The map showed a fairly sizable body of water just north of La Junta called Lake Meredith, so we made sure to stop there on the way.
B was really disappointed by the lack of trees surrounding the lake. As for me, it was pretty much what I expected, but I didn't expect the large crowds of people choking the lake shores with RVs and picnic lunches and motorboats. I was sad not to find the peaceful place I hoped for, but let it be what it is, and we continued on.

The Arkansas River runs along Route 50, and I'm not sure that it really struck me until this trip: the Arkansas River is the same one that runs along the valley that holds the Collegiate Peaks. This wide, slow, muddy river is the same clear and rushing river that I love when I visit that mountain valley. It's amazing how much water is transformed when it leaves the mountains to meander through the prairie.
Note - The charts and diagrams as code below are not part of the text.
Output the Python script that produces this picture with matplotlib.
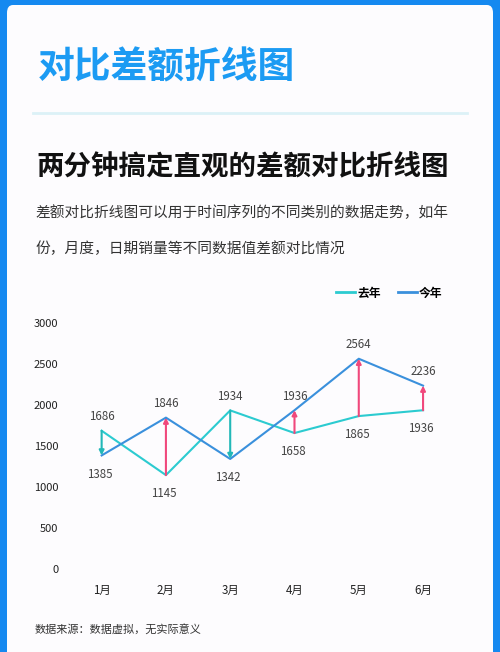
import matplotlib
matplotlib.use("Agg")
import matplotlib.pyplot as plt
from matplotlib.patches import FancyBboxPatch
from matplotlib.lines import Line2D

plt.rcParams['font.family'] = ['Noto Sans CJK SC', 'DejaVu Sans']

months = ['1月', '2月', '3月', '4月', '5月', '6月']
last_year = [1686, 1145, 1934, 1658, 1865, 1936]
this_year = [1385, 1846, 1342, 1936, 2564, 2236]
y_ticks = [0, 500, 1000, 1500, 2000, 2500, 3000]

C_LAST = '#2ccbd0'
C_THIS = '#3a90dc'
C_UP = '#f0487c'
C_DOWN = '#22b8b8'

W, H = 500, 652
fig = plt.figure(figsize=(W / 100, H / 100), dpi=100, facecolor='#1589f0')

card = FancyBboxPatch((7 / W, -0.05), (486 / W), 1 - 5 / H + 0.05,
                      boxstyle="round,pad=0,rounding_size=0.012",
                      transform=fig.transFigure, facecolor='#fdfcfe',
                      edgecolor='none', zorder=0)
fig.add_artist(card)

fig.text(38 / W, 1 - 68 / H, '对比差额折线图', fontsize=26.5, fontweight='bold',
         color='#1c9bf3', va='center', ha='left')
fig.add_artist(Line2D([33 / W, 467 / W], [1 - 113 / H, 1 - 113 / H],
                      transform=fig.transFigure, color='#dcf1f7', lw=2))
fig.text(36 / W, 1 - 167 / H, '两分钟搞定直观的差额对比折线图', fontsize=19.8,
         fontweight='bold', color='#111111', va='center', ha='left')
fig.text(35 / W, 1 - 213 / H, '差额对比折线图可以用于时间序列的不同类别的数据走势，如年',
         fontsize=10.6, color='#333333', va='center', ha='left')
fig.text(35 / W, 1 - 249 / H, '份，月度，日期销量等不同数据值差额对比情况',
         fontsize=10.6, color='#333333', va='center', ha='left')
fig.text(35 / W, 1 - 629 / H, '数据来源：数据虚拟，无实际意义',
         fontsize=8, color='#333333', va='center', ha='left')

left = 69.5 / W
width = 385.7 / W
bottom = 1 - 569 / H
height = 246 / H
ax = fig.add_axes([left, bottom, width, height])
ax.set_facecolor('none')
x = list(range(len(months)))

l1, = ax.plot(x, last_year, color=C_LAST, lw=1.5, label='去年', zorder=3)
l2, = ax.plot(x, this_year, color=C_THIS, lw=1.5, label='今年', zorder=3)

for i in x:
    a, b = last_year[i], this_year[i]
    col = C_UP if b > a else C_DOWN
    ax.annotate('', xy=(i, b), xytext=(i, a),
                arrowprops=dict(arrowstyle='-|>', color=col, lw=1.5,
                                mutation_scale=7, shrinkA=0, shrinkB=0),
                zorder=4)
    hi, lo = max(a, b), min(a, b)
    ax.annotate(str(hi), xy=(i, hi), xytext=(0, 10), textcoords='offset points',
                ha='center', va='center', fontsize=8.3, color='#444444')
    ax.annotate(str(lo), xy=(i, lo), xytext=(-1.5, -13.5), textcoords='offset points',
                ha='center', va='center', fontsize=8.3, color='#444444')

ax.set_xlim(-0.5, 5.5)
ax.set_ylim(0, 3000)
ax.set_yticks(y_ticks)
ax.set_yticklabels([str(t) for t in y_ticks], fontsize=8, color='#222222')
ax.set_xticks(x)
ax.set_xticklabels(months, fontsize=8.3, color='#222222')
ax.tick_params(axis='both', length=0)
ax.tick_params(axis='y', pad=8)
ax.tick_params(axis='x', pad=11)
for s in ax.spines.values():
    s.set_visible(False)

leg = fig.legend(handles=[l1, l2], loc='center right',
                 bbox_to_anchor=(453 / W, 1 - 293 / H), ncol=2, frameon=False,
                 handlelength=1.6, handletextpad=0.2, columnspacing=1.4,
                 prop={'size': 8.5, 'weight': 'bold'})
for h in leg.get_lines():
    h.set_linewidth(2)

fig.savefig('out.png', dpi=100, facecolor=fig.get_facecolor())
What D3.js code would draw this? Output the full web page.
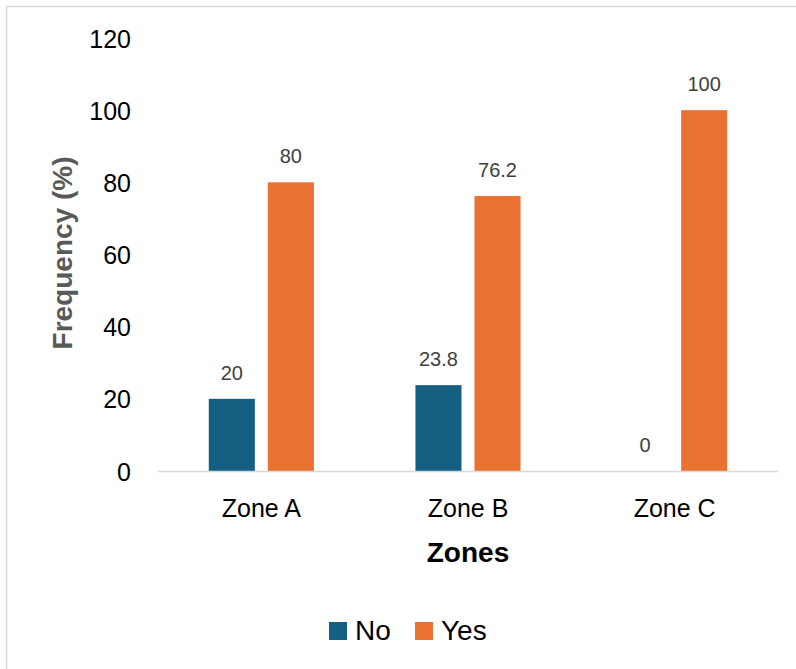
<!DOCTYPE html>
<html><head><meta charset="utf-8">
<script src="https://cdn.jsdelivr.net/npm/d3@7"></script>
<style>body{margin:0;background:#fff;}svg{display:block;font-family:"Liberation Sans",Arial,sans-serif;}</style>
</head><body>
<script>
const categories = ["Zone A", "Zone B", "Zone C"];
const seriesNames = ["No", "Yes"];
const noValues = [20, 23.8, 0];
const yesValues = [80, 76.2, 100];
const yTicks = [0, 20, 40, 60, 80, 100, 120];
const colors = ["#156082", "#E97132"];

(function () {
const W = 796, H = 669;
const FONT = "Liberation Sans, Arial, sans-serif";
const svg = d3.select("body").append("svg").attr("width", W).attr("height", H);
// frame (left & top visible)
svg.append("line").attr("x1", 6.5).attr("x2", 6.5).attr("y1", 6.5).attr("y2", H).attr("stroke", "#d9d9d9").attr("stroke-width", 1.5);
svg.append("line").attr("x1", 6.5).attr("x2", W).attr("y1", 6.5).attr("y2", 6.5).attr("stroke", "#d9d9d9").attr("stroke-width", 1.5);

const mLeft = 158, mRight = 778, mTop = 38, mBottom = 471;
const x = d3.scaleBand().domain(categories).range([mLeft, mRight]);
const xs = d3.scaleBand().domain(seriesNames).range([0, x.bandwidth()]).paddingInner(0.22).paddingOuter(0.86);
const y = d3.scaleLinear().domain([0, 120]).range([mBottom, mTop]);

const data = categories.map((c, i) => ({cat: c, vals: [noValues[i], yesValues[i]]}));

const g = svg.append("g");
data.forEach(d => {
  d.vals.forEach((v, j) => {
    const bx = x(d.cat) + xs(seriesNames[j]);
    if (v > 0) {
      g.append("rect").attr("x", bx).attr("y", y(v)).attr("width", xs.bandwidth())
        .attr("height", y(0) - y(v)).attr("fill", colors[j]);
    }
    g.append("text").attr("x", bx + xs.bandwidth() / 2).attr("y", y(v) - 19)
      .attr("text-anchor", "middle").attr("font-size", 20).attr("fill", "#404040").text(v);
  });
});

svg.append("line").attr("x1", mLeft).attr("x2", mRight).attr("y1", mBottom + 0.5).attr("y2", mBottom + 0.5)
  .attr("stroke", "#d9d9d9").attr("stroke-width", 1.5);

const yAxis = svg.append("g").attr("transform", `translate(${131},0)`)
  .call(d3.axisLeft(y).tickValues(yTicks).tickSize(0).tickPadding(0));
yAxis.select(".domain").remove();
yAxis.selectAll("text").attr("font-size", 25).attr("fill", "#000").attr("font-family", FONT).attr("dy", "0.36em");

const xAxis = svg.append("g").attr("transform", `translate(0,${mBottom})`)
  .call(d3.axisBottom(x).tickSize(0).tickPadding(0));
xAxis.select(".domain").remove();
xAxis.selectAll("text").attr("font-size", 25).attr("fill", "#000").attr("font-family", FONT).attr("y", 46).attr("dy", 0);

svg.append("text").attr("transform", `translate(72,253) rotate(-90)`).attr("text-anchor", "middle")
  .attr("font-size", 28).attr("font-weight", "bold").attr("fill", "#595959").text("Frequency (%)");
svg.append("text").attr("x", x("Zone B") + x.bandwidth() / 2).attr("y", 562).attr("text-anchor", "middle")
  .attr("font-size", 28).attr("font-weight", "bold").attr("fill", "#000").text("Zones");

const legendX = [329, 415];
seriesNames.forEach((s, j) => {
  svg.append("rect").attr("x", legendX[j]).attr("y", 622).attr("width", 18).attr("height", 18).attr("fill", colors[j]);
  svg.append("text").attr("x", legendX[j] + 26).attr("y", 640).attr("font-size", 28).attr("fill", "#000").text(s);
});
})();
</script>
</body></html>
We visited a place called Bent's Old Fort, which sat on what used to be the boundary between the US and Mexico. The original fort was destroyed in a fire at some point, so the structure that we visited was actually a reconstruction. I was fascinated by how much it resembled the structures in a video game that B has been playing recently about the old west, and I kept expecting bandits to pop out of the rooms and open fire on us.
I never liked history much in school, but I really enjoy being in historical places, wondering how people lived in different times and what it would have been like. As for Bent's Old Fort, it was HOT. I can't imagine being stationed there in a wool uniform....
We were able to climb the towers of the fort and were given a pretty view of the relatively lush land around the Arkansas River. The area was actually somewhat swampy which was unexpected for me.
Bandits, anyone?
On our way home, we stopped to get gas in a town called Swink, which is one of the best town names I have ever heard of!
It was fun traveling with B because he seems to like having certain destinations in mind, while I just like going somewhere and having an experience. I hope that we can continue to travel together.